Aim of the task
Quote, verbatim, all material below, without pictures.

Data
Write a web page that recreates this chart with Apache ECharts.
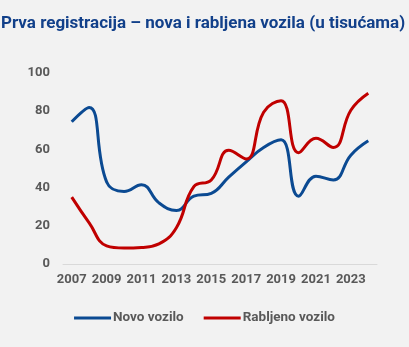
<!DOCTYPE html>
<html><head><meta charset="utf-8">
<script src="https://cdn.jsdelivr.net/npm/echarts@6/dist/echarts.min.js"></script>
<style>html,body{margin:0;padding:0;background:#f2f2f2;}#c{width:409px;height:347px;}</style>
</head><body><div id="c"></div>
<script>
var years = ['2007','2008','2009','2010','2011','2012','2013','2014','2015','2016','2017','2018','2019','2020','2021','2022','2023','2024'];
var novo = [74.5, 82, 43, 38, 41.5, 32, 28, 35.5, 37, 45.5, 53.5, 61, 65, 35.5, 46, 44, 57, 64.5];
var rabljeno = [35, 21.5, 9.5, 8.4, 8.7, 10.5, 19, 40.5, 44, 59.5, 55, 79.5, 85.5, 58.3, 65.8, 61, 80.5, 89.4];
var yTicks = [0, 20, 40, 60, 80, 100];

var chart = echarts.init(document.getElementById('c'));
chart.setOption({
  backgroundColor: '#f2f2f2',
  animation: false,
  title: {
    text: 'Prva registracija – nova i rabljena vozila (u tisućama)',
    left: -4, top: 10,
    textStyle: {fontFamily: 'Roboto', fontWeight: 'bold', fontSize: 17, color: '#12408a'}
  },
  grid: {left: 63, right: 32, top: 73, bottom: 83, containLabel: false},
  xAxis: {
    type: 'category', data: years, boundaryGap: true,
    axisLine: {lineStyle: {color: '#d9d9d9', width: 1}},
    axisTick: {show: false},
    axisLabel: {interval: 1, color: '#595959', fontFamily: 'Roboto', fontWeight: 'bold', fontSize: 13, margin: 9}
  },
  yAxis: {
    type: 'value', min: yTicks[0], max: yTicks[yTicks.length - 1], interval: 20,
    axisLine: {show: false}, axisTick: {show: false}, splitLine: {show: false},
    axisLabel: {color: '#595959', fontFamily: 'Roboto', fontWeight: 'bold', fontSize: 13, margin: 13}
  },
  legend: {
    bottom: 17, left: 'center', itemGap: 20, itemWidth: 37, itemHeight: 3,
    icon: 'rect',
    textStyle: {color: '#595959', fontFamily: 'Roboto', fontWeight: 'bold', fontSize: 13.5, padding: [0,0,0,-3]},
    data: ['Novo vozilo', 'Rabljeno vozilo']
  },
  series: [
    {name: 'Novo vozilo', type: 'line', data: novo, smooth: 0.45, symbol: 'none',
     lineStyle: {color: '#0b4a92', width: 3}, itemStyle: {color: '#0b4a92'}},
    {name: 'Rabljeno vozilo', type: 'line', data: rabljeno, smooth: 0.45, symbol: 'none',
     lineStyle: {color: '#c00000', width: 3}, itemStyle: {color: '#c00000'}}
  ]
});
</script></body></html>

Task result
Write a web page that recreates this chart with Apache ECharts.
<!DOCTYPE html>
<html><head><meta charset="utf-8">
<script src="https://cdn.jsdelivr.net/npm/echarts@6/dist/echarts.min.js"></script>
<style>html,body{margin:0;padding:0;background:#f2f2f2;}#c{width:409px;height:347px;}</style>
</head><body><div id="c"></div>
<script>
var years = ['2007','2008','2009','2010','2011','2012','2013','2014','2015','2016','2017','2018','2019','2020','2021','2022','2023','2024'];
var novo = [74.5, 82, 43, 38, 41.5, 32, 28, 35.5, 37, 45.5, 53.5, 61, 65, 35.5, 46, 44, 57, 64.5];
var rabljeno = [35, 21.5, 9.5, 8.4, 8.7, 10.5, 19, 40.5, 44, 59.5, 55, 79.5, 85.5, 58.3, 65.8, 61, 80.5, 89.4];
var yTicks = [0, 20, 40, 60, 80, 100];

var chart = echarts.init(document.getElementById('c'));
chart.setOption({
  backgroundColor: '#f2f2f2',
  animation: false,
  title: {
    text: 'Prva registracija – nova i rabljena vozila (u tisućama)',
    left: -4, top: 10,
    textStyle: {fontFamily: 'Roboto', fontWeight: 'bold', fontSize: 17, color: '#12408a'}
  },
  grid: {left: 63, right: 32, top: 73, bottom: 83, containLabel: false},
  xAxis: {
    type: 'category', data: years, boundaryGap: true,
    axisLine: {lineStyle: {color: '#d9d9d9', width: 1}},
    axisTick: {show: false},
    axisLabel: {interval: 1, color: '#595959', fontFamily: 'Roboto', fontWeight: 'bold', fontSize: 13, margin: 9}
  },
  yAxis: {
    type: 'value', min: yTicks[0], max: yTicks[yTicks.length - 1], interval: 20,
    axisLine: {show: false}, axisTick: {show: false}, splitLine: {show: false},
    axisLabel: {color: '#595959', fontFamily: 'Roboto', fontWeight: 'bold', fontSize: 13, margin: 13}
  },
  legend: {
    bottom: 17, left: 'center', itemGap: 20, itemWidth: 37, itemHeight: 3,
    icon: 'rect',
    textStyle: {color: '#595959', fontFamily: 'Roboto', fontWeight: 'bold', fontSize: 13.5, padding: [0,0,0,-3]},
    data: ['Novo vozilo', 'Rabljeno vozilo']
  },
  series: [
    {name: 'Novo vozilo', type: 'line', data: novo, smooth: 0.45, symbol: 'none',
     lineStyle: {color: '#0b4a92', width: 3}, itemStyle: {color: '#0b4a92'}},
    {name: 'Rabljeno vozilo', type: 'line', data: rabljeno, smooth: 0.45, symbol: 'none',
     lineStyle: {color: '#c00000', width: 3}, itemStyle: {color: '#c00000'}}
  ]
});
</script></body></html>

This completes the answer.